Company bringing fiber-optic internet, TV to Mercer County starting in Hermitage

Apr. 26—HERMITAGE — After years of complaints by residents regarding their cable and internet providers, a new company could finally provide some local competition.

Omni Fiber, a Mason, Ohio-based Internet, voice and video services provider, has work crews laying fiber optic cable throughout Hermitage. Company officials say this is part of their plan to expand into Mercer County.

"In Ohio and Pennsylvania, there's a glaring need for additional offerings," said Eric Boris, who handles new market development with Omni Fiber.

"Right now there's limited options when it comes to cable and television."

Boris, Chief Operations Officer Steve Grable and Vice President of Construction Reed Samuelson, shared some of Omni Fiber's plans during the Hermitage board of vommissioners April work session.

According to company documents, Omni Fiber was founded in 2022 to fill the gap that traditional telephone and cable companies have left in small and mid-size cities in the Midwest.

The company is funded by the investment firm Oak Hill Capital, and its leadership team has more than 80 years of combined experience building and operating fiber networks across the U.S., including operations in Ohio, Kentucky, Indiana and Michigan.

Omni Fiber is active in 30 markets in Pennsylvania and Ohio, the documents state.

As a competitive access provider, Boris said company officials are able to enter an area to determine if it is underserved, then build the necessary infrastructure.

"This is going to be an $11 million investment we're making in the Shenango Valley," Boris said, adding that this project will not require federal, state or local funds.

The company documents report that Omni Fiber downloads twice as fast and uploads 50 times faster than cable.

The documents also state that 47% of rural moves are to areas with fiber, 72% of consumers rate broadband availability as very important, and there is $78 million in potential revenue that could be generated by in-home businesses in areas with Fiber To The Home, or FTTH.

Boris said discussions first began about a year ago, when Omni Fiber officials reached out to Penn-Northwest Development Corp., Mercer County's economic development agency.

Local municipal officials were then contacted and have been cooperative with the plan to bring Omni Fiber's services to the area, Boris said.

Boris said the company focuses on residences, followed by multi-family units, and that the focus will be on laying fiber optic lines in residential areas.

However, if a business is located near an existing line, then company officials could look at connecting that business.

"Usually when we enter an area, we start out in small chunks and expand from there," Boris said.

Commissioners President Duane Piccirilli said he was glad to see a new provider coming to the area, since residents repeatedly came to city officials over the years with complaints about Spectrum, owned by Charter Communications.
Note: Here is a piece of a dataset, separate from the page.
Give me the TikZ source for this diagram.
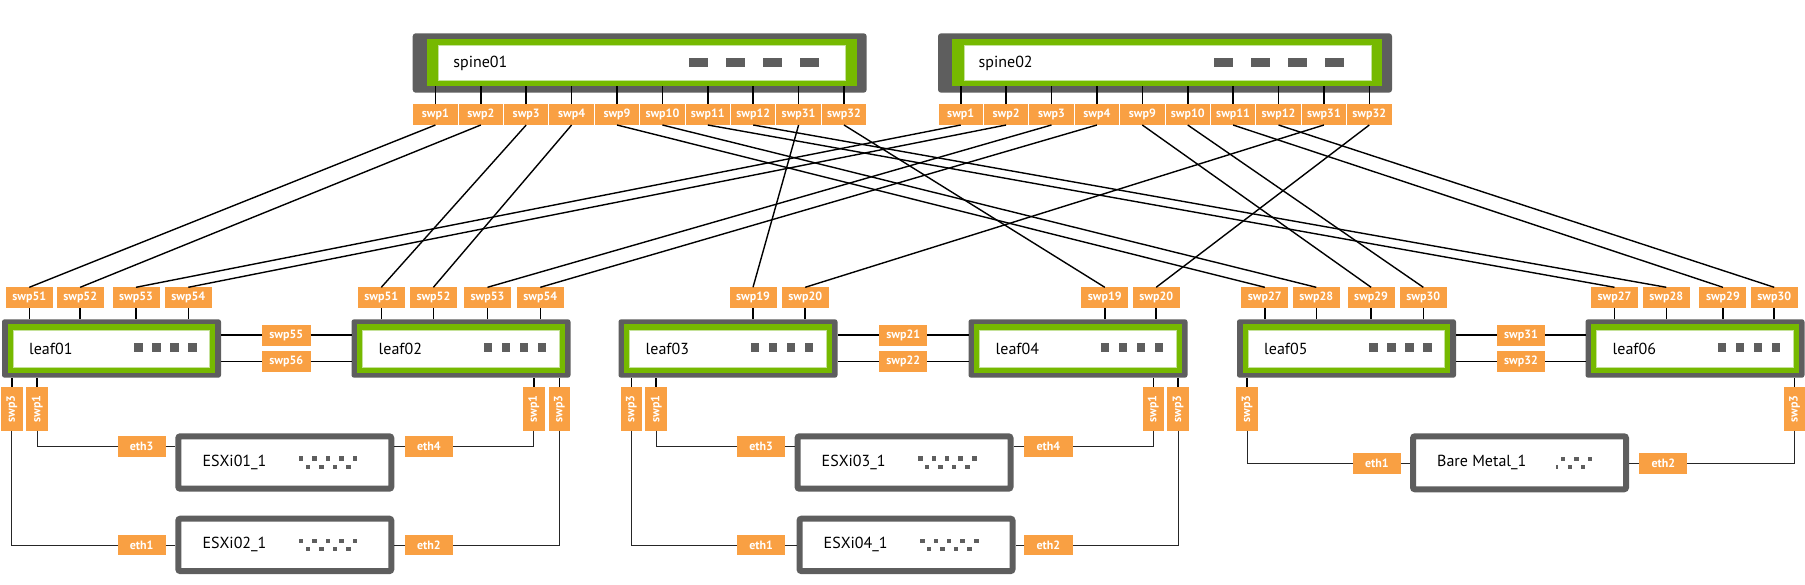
\documentclass[tikz,border=0pt]{standalone}
\usepackage{fontspec}
\setmainfont{PT Sans}
\definecolor{portor}{HTML}{F9A043}
\definecolor{nvgreen}{HTML}{76B900}
\definecolor{framegray}{HTML}{5E5E5E}
\definecolor{lightg}{HTML}{C5E29A}
\tikzset{
  port/.style={fill=portor, text=white, font=\fontsize{12}{13}\selectfont\bfseries, inner sep=0pt, outer sep=0pt, minimum width=44.4pt, minimum height=21pt, anchor=center},
  upport/.style={port, minimum width=47pt},
  isl/.style={port, minimum width=48.5pt, minimum height=21pt},
  vport/.style={port, rotate=90, minimum width=44pt, minimum height=21.5pt},
  ethport/.style={port, minimum width=48.2pt, minimum height=20.7pt},
  devtext/.style={font=\fontsize{16}{18}\selectfont, anchor=west, inner sep=0pt, text=black},
  tick/.style={line width=1.6pt, black},
  uplink/.style={line width=1.4pt, black},
  hostlink/.style={line width=0.9pt, black!85},
  outerbox/.style={fill=framegray, inner sep=0pt, outer sep=0pt},
  greenbox/.style={fill=nvgreen, inner sep=0pt, outer sep=0pt},
  whitebox/.style={fill=white, draw=lightg, line width=0.8pt, inner sep=0pt, outer sep=0pt},
  serverbox/.style={draw=framegray, line width=6pt, fill=white, rounded corners=2pt, inner sep=0pt, minimum width=213pt},
}
% spine device: #1 left x, #2 name, #3 text
\newcommand\spinedev[3]{%
  \node[outerbox, rounded corners=3pt, minimum width=454pt, minimum height=59.4pt] (#2) at ({#1+227},63) {};
  \node[greenbox, minimum width=430pt, minimum height=46.7pt] (#2g) at ({#1+229},62.35) {};
  \node[whitebox, minimum width=407pt, minimum height=35.2pt] (#2w) at ({#1+229.5},63) {};
  \node[devtext] (#2t) at ({#1+40.5},63) {#3};
  \foreach \dx in {276.3,313.3,350.3,387.3} \fill[framegray] ({#1+\dx},58) rectangle ++(18.5,9);
  \foreach \p [count=\i] in {1,2,3,4,9,10,11,12,31,32} {
    \node[port] (#2p\p) at ({#1+22.7+(\i-1)*45.4},114.5) {swp\p};
    \draw[tick] (#2p\p.north) -- (#2p\p.north |- #2g.south);
  }%
}
% leaf device: #1 left x, #2 name, #3 text
\newcommand\leafdev[3]{%
  \node[outerbox, rounded corners=2.5pt, minimum width=219pt, minimum height=58.4pt] (#2) at ({#1+109.5},348.5) {};
  \node[greenbox, minimum width=207.6pt, minimum height=49pt] (#2g) at ({#1+109.5},348.8) {};
  \node[whitebox, minimum width=196.3pt, minimum height=37.3pt] (#2w) at ({#1+109.5},348.65) {};
  \node[devtext] (#2t) at ({#1+27},348.7) {#3};
  \foreach \dx in {132,150,168,186} \fill[framegray] ({#1+\dx},343.3) rectangle ++(8.7,9);
}
% upper leaf port: #1 leaf, #2 port number, #3 x
\newcommand\uport[3]{%
  \node[upport] (#1p#2) at (#3,297.8) {swp#2};
  \draw[tick] (#1p#2.south) -- (#1p#2.south |- #1.north);
}
% lower leaf port (vertical): #1 leaf, #2 port number, #3 x
\newcommand\dport[3]{%
  \node[vport] (#1d#2) at (#3,408.7) {swp#2};
  \draw[tick] (#1d#2.east) -- (#1d#2.east |- #1.south);
}
% server: #1 left, #2 top, #3 name, #4 text, #5 inner height
\newcommand\serverdev[5]{%
  \node[serverbox, minimum height=#5pt] (#3) at ({#1+109.5},{#2+3+#5/2}) {};
  \node[devtext] (#3t) at ({#1+27},{#2+3+#5/2}) {#4};
}
\newcommand\esxidots[2]{%
  \foreach \dx in {125.9,139.3,152.7,166.1,179.8} \fill[framegray] ({#1+\dx-2.25},{#2+22.8}) rectangle ++(4.5,4.4);
  \foreach \dx in {132.7,146.2,159.7,173} \fill[framegray] ({#1+\dx-2.25},{#2+31.2}) rectangle ++(4.5,4.4);
}
\begin{document}
\begin{tikzpicture}[x=1pt,y=-1pt]
\useasboundingbox (0,0) rectangle (1805,585);

% spines
\spinedev{412.7}{spine01}{spine01}
\spinedev{938}{spine02}{spine02}

% leaves
\leafdev{2}{leaf01}{leaf01}
\leafdev{351.5}{leaf02}{leaf02}
\leafdev{618.5}{leaf03}{leaf03}
\leafdev{968.5}{leaf04}{leaf04}
\leafdev{1237}{leaf05}{leaf05}
\leafdev{1585.5}{leaf06}{leaf06}

% upper leaf ports
\uport{leaf01}{51}{29.3}  \uport{leaf01}{52}{80.2}  \uport{leaf01}{53}{136}   \uport{leaf01}{54}{188.3}
\uport{leaf02}{51}{381.3} \uport{leaf02}{52}{433.4} \uport{leaf02}{53}{487.5} \uport{leaf02}{54}{540.3}
\uport{leaf03}{19}{753}   \uport{leaf03}{20}{805.2}
\uport{leaf04}{19}{1104.8} \uport{leaf04}{20}{1156.2}
\uport{leaf05}{27}{1264.8} \uport{leaf05}{28}{1316.3} \uport{leaf05}{29}{1371.1} \uport{leaf05}{30}{1423.3}
\uport{leaf06}{27}{1614.5} \uport{leaf06}{28}{1666.3} \uport{leaf06}{29}{1722.9} \uport{leaf06}{30}{1774.2}

% peer links
\node[isl] (i55) at (286.3,335.3) {swp55};
\node[isl] (i56) at (286.3,361.7) {swp56};
\node[isl] (i21) at (903.2,335.3) {swp21};
\node[isl] (i22) at (903.2,361.7) {swp22};
\node[isl] (i31) at (1521,335.3) {swp31};
\node[isl] (i32) at (1521,361.7) {swp32};
\foreach \a/\b/\l in {leaf01/leaf02/i55,leaf01/leaf02/i56,leaf03/leaf04/i21,leaf03/leaf04/i22,leaf05/leaf06/i31,leaf05/leaf06/i32}{
  \draw[tick] (\l.west) -- (\l.west -| \a.east);
  \draw[tick] (\l.east) -- (\l.east -| \b.west);
}

% lower leaf ports
\dport{leaf01}{3}{11.9} \dport{leaf01}{1}{37.2}
\dport{leaf02}{1}{533.9} \dport{leaf02}{3}{559.3}
\dport{leaf03}{3}{631.3} \dport{leaf03}{1}{656.2}
\dport{leaf04}{1}{1153.3} \dport{leaf04}{3}{1178.2}
\dport{leaf05}{3}{1247}
\dport{leaf06}{3}{1794.5}

% servers
\serverdev{175.3}{433.3}{esxi01}{ESXi01\_1}{52.4}
\serverdev{175.3}{515.7}{esxi02}{ESXi02\_1}{52.4}
\serverdev{794.5}{433.3}{esxi03}{ESXi03\_1}{52.4}
\serverdev{796.5}{515.7}{esxi04}{ESXi04\_1}{52.4}
\serverdev{1410}{433.3}{bm}{Bare Metal\_1}{53}
\esxidots{175.3}{433.3}
\esxidots{175.3}{515.7}
\esxidots{794.5}{433.3}
\esxidots{796.5}{515.7}
\foreach \dx in {153.2,166.5,179.9} \fill[framegray] ({1410+\dx-2.2},456.5) rectangle ++(4.4,4.2);
\foreach \dx in {159.9,173.2} \fill[framegray] ({1410+\dx-2.2},465) rectangle ++(4.4,4.3);
\fill[framegray] (1556,465) rectangle ++(2.3,4.3);

% eth labels
\node[ethport] (e1eth3) at (141.6,446.3) {eth3};
\node[ethport] (e1eth4) at (428.9,446.3) {eth4};
\node[ethport] (e2eth1) at (141.6,545) {eth1};
\node[ethport] (e2eth2) at (428.9,545) {eth2};
\node[ethport] (e3eth3) at (761.1,446.3) {eth3};
\node[ethport] (e3eth4) at (1048.4,446.3) {eth4};
\node[ethport] (e4eth1) at (761.1,545) {eth1};
\node[ethport] (e4eth2) at (1048.4,545) {eth2};
\node[ethport] (bmeth1) at (1376.8,463.3) {eth1};
\node[ethport] (bmeth2) at (1663.3,463.3) {eth2};

% host links
\foreach \s/\e/\h in {leaf01d1/e1eth3/esxi01, leaf01d3/e2eth1/esxi02, leaf03d1/e3eth3/esxi03, leaf03d3/e4eth1/esxi04, leaf05d3/bmeth1/bm}{
  \draw[hostlink] (\s.west) |- (\e.west);
  \draw[hostlink] (\e.east) -- (\e.east -| \h.west);
}
\foreach \s/\e/\h in {leaf02d1/e1eth4/esxi01, leaf02d3/e2eth2/esxi02, leaf04d1/e3eth4/esxi03, leaf04d3/e4eth2/esxi04, leaf06d3/bmeth2/bm}{
  \draw[hostlink] (\s.west) |- (\e.east);
  \draw[hostlink] (\e.west) -- (\e.west -| \h.east);
}

% uplinks
\foreach \a/\b in {
  spine01p1/leaf01p51, spine01p2/leaf01p52, spine01p3/leaf02p51, spine01p4/leaf02p52,
  spine01p9/leaf05p27, spine01p10/leaf05p28, spine01p11/leaf06p27, spine01p12/leaf06p28,
  spine01p31/leaf03p19, spine01p32/leaf04p19,
  spine02p1/leaf01p53, spine02p2/leaf01p54, spine02p3/leaf02p53, spine02p4/leaf02p54,
  spine02p9/leaf05p29, spine02p10/leaf05p30, spine02p11/leaf06p29, spine02p12/leaf06p30,
  spine02p31/leaf03p20, spine02p32/leaf04p20}{
  \draw[uplink] (\a.south) -- (\b.north);
}
\end{tikzpicture}
\end{document}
Common complaints included rate increases and unwanted channels, while many residents were particularly upset with Spectrum's customer service.

When Spectrum received a 10-year, non-exclusive cable franchise in January 2019, commissioners invited the public to share their concerns before the agreement's approval.

Residents filled the municipal building for that particular meeting, voicing their complaints with a Spectrum representative before the commissioners' vote.

"They're a communications company that's terrible at communicating," Piccirilli said of Spectrum.

Gable said Omni Fiber's customer service is based in Milford, Ohio, employing local residents instead of outsourcing or redirecting customer service.

Gable added that Omni Fiber partners with DirectTV and streaming services and is not reliant on Spectrum or Verizon.

Commissioner Louis Squatrito said he approached a work crew he saw in the community and was pleased with what he saw.

"That's the thing about competition, it moves the bar up for everyone," Gable said.

Construction began this month and the company expects to launch service in phases starting in August. Once residents begin seeing Omni Fiber advertisements, they will be about 30 to 40 days from service, Boris said.

An update was posted to Hermitage's Facebook page Friday, informing residents that flags in yards or construction equipment in neighborhoods could be work crews installing fiber optic lines.

Any property damage that occurs will be corrected and restored when construction is completed.